Stored data entries:
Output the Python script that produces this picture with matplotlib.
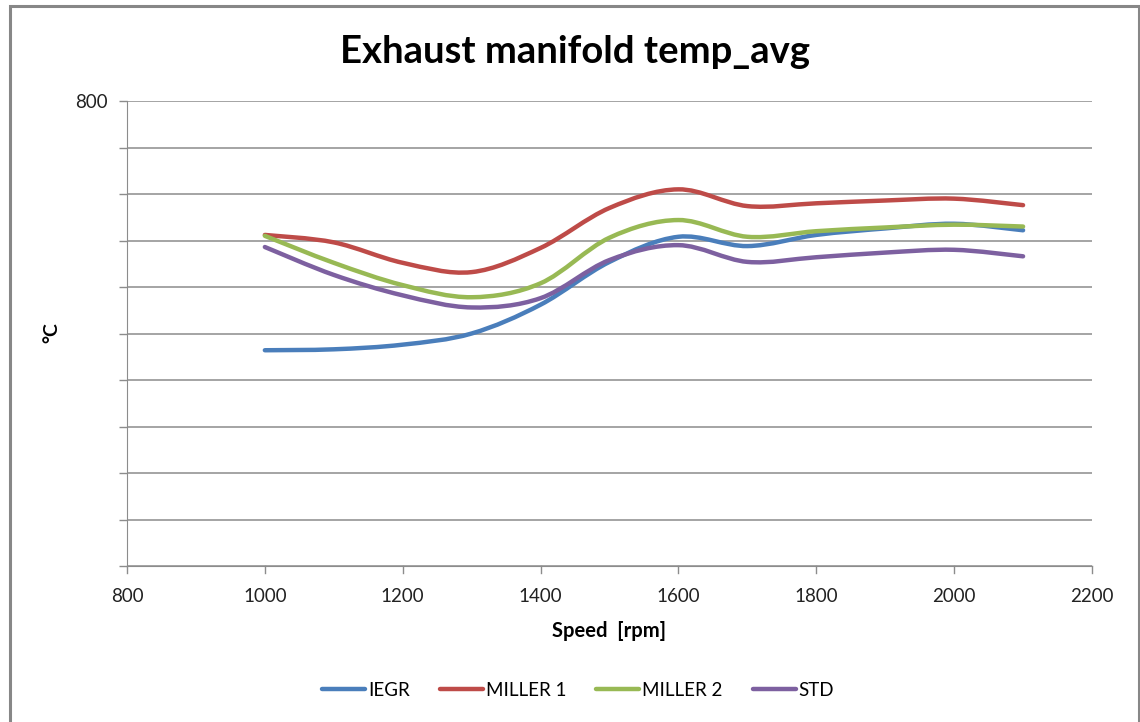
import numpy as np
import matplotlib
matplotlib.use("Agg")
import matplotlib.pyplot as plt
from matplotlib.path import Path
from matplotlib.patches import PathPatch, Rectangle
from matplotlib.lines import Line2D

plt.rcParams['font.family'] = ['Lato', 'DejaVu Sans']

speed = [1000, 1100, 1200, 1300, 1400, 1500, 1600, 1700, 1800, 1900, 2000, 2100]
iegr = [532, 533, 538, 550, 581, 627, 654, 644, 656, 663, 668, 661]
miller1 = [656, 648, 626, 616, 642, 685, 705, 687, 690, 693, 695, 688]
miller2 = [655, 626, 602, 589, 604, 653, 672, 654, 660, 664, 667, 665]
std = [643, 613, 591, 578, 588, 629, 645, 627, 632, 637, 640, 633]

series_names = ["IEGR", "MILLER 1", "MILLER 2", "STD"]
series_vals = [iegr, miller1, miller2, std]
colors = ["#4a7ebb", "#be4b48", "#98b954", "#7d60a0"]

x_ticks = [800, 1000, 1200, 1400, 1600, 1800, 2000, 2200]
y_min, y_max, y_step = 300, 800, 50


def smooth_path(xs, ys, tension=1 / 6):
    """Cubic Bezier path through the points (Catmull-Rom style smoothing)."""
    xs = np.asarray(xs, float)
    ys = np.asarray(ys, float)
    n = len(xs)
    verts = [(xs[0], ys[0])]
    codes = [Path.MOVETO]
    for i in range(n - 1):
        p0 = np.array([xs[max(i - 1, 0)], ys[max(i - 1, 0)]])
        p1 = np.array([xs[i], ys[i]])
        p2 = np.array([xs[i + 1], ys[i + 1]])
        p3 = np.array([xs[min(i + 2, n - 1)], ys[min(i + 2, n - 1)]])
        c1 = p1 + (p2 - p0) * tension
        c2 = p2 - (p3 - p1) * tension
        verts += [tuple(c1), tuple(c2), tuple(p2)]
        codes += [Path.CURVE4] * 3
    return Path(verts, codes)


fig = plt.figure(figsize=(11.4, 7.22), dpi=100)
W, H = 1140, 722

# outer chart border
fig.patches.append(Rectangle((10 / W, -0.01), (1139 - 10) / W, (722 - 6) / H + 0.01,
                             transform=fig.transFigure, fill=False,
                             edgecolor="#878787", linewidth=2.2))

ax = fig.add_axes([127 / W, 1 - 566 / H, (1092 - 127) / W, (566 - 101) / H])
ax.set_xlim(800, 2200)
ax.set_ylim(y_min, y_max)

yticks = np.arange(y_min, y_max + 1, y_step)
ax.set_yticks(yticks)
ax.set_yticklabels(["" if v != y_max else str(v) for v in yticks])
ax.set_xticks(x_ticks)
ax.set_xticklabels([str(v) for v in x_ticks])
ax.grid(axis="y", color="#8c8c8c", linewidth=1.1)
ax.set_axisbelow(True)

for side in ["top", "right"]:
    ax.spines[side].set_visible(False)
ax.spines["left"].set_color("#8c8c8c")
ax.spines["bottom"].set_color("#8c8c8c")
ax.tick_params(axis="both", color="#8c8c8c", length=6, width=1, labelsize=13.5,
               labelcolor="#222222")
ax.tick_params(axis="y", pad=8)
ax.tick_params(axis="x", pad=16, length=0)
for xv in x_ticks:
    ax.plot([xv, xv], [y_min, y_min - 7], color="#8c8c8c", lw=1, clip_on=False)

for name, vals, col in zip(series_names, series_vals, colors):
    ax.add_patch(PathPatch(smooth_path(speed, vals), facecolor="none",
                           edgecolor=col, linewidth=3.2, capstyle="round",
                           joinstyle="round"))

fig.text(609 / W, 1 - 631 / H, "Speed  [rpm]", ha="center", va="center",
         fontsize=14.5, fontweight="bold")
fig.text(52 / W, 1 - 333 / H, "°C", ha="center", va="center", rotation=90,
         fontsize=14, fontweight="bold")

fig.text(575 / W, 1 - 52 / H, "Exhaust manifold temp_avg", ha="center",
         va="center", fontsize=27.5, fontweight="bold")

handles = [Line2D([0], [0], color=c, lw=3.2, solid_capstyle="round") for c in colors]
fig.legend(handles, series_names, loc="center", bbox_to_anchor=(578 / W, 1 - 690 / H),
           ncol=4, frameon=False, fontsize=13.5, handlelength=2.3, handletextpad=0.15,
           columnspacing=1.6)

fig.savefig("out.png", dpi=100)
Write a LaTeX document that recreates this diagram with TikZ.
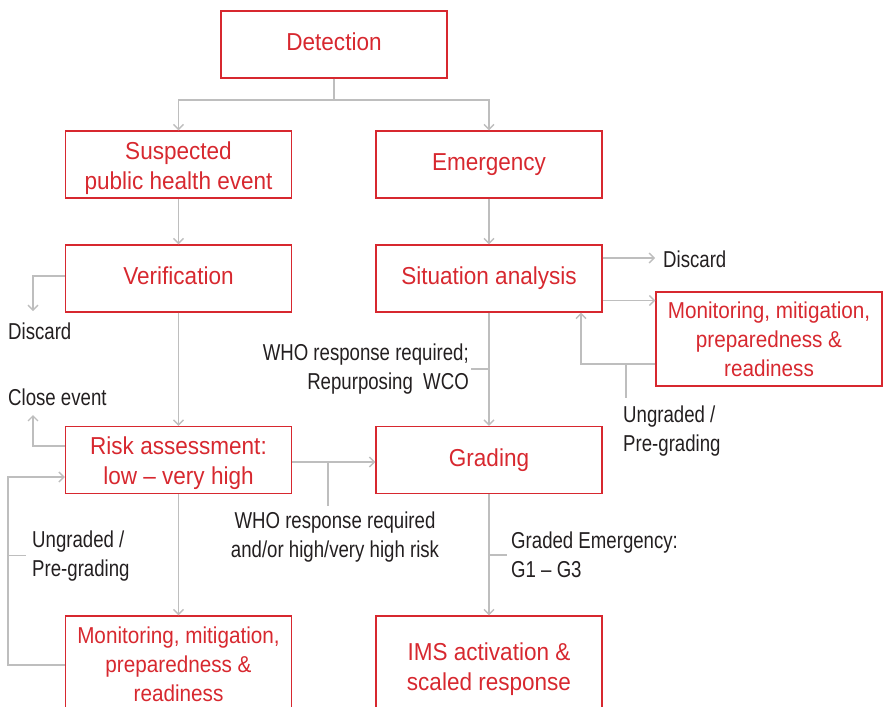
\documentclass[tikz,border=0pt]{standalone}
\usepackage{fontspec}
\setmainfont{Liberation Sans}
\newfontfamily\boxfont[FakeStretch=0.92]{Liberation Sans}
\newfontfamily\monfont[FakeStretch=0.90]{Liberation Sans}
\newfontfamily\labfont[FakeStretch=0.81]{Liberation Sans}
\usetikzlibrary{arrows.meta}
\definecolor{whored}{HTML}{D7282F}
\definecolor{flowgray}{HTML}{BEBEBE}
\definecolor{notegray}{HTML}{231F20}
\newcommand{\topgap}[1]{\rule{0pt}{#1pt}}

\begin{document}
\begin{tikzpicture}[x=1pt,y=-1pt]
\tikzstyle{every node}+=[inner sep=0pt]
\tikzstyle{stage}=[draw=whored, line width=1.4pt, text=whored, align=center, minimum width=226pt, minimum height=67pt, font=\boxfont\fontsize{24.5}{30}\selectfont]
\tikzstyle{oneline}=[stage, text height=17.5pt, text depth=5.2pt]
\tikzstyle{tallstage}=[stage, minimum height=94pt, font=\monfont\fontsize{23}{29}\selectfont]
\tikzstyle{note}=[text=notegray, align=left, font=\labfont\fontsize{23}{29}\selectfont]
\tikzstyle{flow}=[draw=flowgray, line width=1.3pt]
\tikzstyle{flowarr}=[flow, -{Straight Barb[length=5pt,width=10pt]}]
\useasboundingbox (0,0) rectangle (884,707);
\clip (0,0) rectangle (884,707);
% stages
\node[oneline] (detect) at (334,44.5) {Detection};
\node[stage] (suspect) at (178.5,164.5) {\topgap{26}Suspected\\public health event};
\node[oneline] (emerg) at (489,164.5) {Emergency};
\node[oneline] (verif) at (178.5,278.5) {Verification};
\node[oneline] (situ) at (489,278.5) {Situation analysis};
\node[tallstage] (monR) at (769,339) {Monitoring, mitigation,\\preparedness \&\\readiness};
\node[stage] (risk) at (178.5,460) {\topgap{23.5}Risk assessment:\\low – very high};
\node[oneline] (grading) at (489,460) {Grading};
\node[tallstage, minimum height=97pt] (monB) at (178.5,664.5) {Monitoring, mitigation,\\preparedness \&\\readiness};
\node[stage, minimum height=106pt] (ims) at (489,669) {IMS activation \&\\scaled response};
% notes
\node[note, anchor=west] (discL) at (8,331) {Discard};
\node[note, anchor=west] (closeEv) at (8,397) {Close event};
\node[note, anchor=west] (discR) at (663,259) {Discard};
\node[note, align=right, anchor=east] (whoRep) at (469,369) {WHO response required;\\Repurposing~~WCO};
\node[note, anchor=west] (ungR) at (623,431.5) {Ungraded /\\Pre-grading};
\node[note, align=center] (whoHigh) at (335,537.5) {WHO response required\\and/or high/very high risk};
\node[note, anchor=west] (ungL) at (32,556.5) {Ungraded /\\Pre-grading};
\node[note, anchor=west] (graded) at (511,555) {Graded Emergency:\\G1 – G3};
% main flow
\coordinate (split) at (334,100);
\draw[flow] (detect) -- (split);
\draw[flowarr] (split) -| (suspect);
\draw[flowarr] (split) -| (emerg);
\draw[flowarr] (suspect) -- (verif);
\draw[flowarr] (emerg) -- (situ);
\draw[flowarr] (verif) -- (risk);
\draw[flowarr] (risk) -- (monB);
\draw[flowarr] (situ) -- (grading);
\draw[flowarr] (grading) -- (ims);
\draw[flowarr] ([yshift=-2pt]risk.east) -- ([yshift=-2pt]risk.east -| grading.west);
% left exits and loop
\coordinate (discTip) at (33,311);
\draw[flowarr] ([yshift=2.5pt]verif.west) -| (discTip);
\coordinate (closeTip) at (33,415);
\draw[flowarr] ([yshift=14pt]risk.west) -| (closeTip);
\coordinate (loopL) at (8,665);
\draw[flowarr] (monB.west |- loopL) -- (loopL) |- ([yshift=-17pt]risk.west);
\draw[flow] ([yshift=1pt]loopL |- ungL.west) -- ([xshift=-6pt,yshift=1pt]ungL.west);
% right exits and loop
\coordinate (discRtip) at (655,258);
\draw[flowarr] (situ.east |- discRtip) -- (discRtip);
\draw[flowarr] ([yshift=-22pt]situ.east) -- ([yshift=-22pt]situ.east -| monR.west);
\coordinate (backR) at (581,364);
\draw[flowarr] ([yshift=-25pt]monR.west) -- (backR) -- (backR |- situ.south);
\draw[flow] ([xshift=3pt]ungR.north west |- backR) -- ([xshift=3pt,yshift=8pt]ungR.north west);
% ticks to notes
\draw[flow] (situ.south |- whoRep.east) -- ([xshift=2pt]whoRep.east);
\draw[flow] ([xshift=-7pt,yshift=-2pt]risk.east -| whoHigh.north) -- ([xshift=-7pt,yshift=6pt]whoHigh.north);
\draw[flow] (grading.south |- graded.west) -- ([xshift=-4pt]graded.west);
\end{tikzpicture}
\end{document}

Exercise task: Take the lines above from the top of the records through the one with "plt.rcParams['font.family'] = ['Lato', 'DejaVu" and repeat them exactly, without any pictures.

Finished answer:
Output the Python script that produces this picture with matplotlib.
import numpy as np
import matplotlib
matplotlib.use("Agg")
import matplotlib.pyplot as plt
from matplotlib.path import Path
from matplotlib.patches import PathPatch, Rectangle
from matplotlib.lines import Line2D

plt.rcParams['font.family'] = ['Lato', 'DejaVu Sans']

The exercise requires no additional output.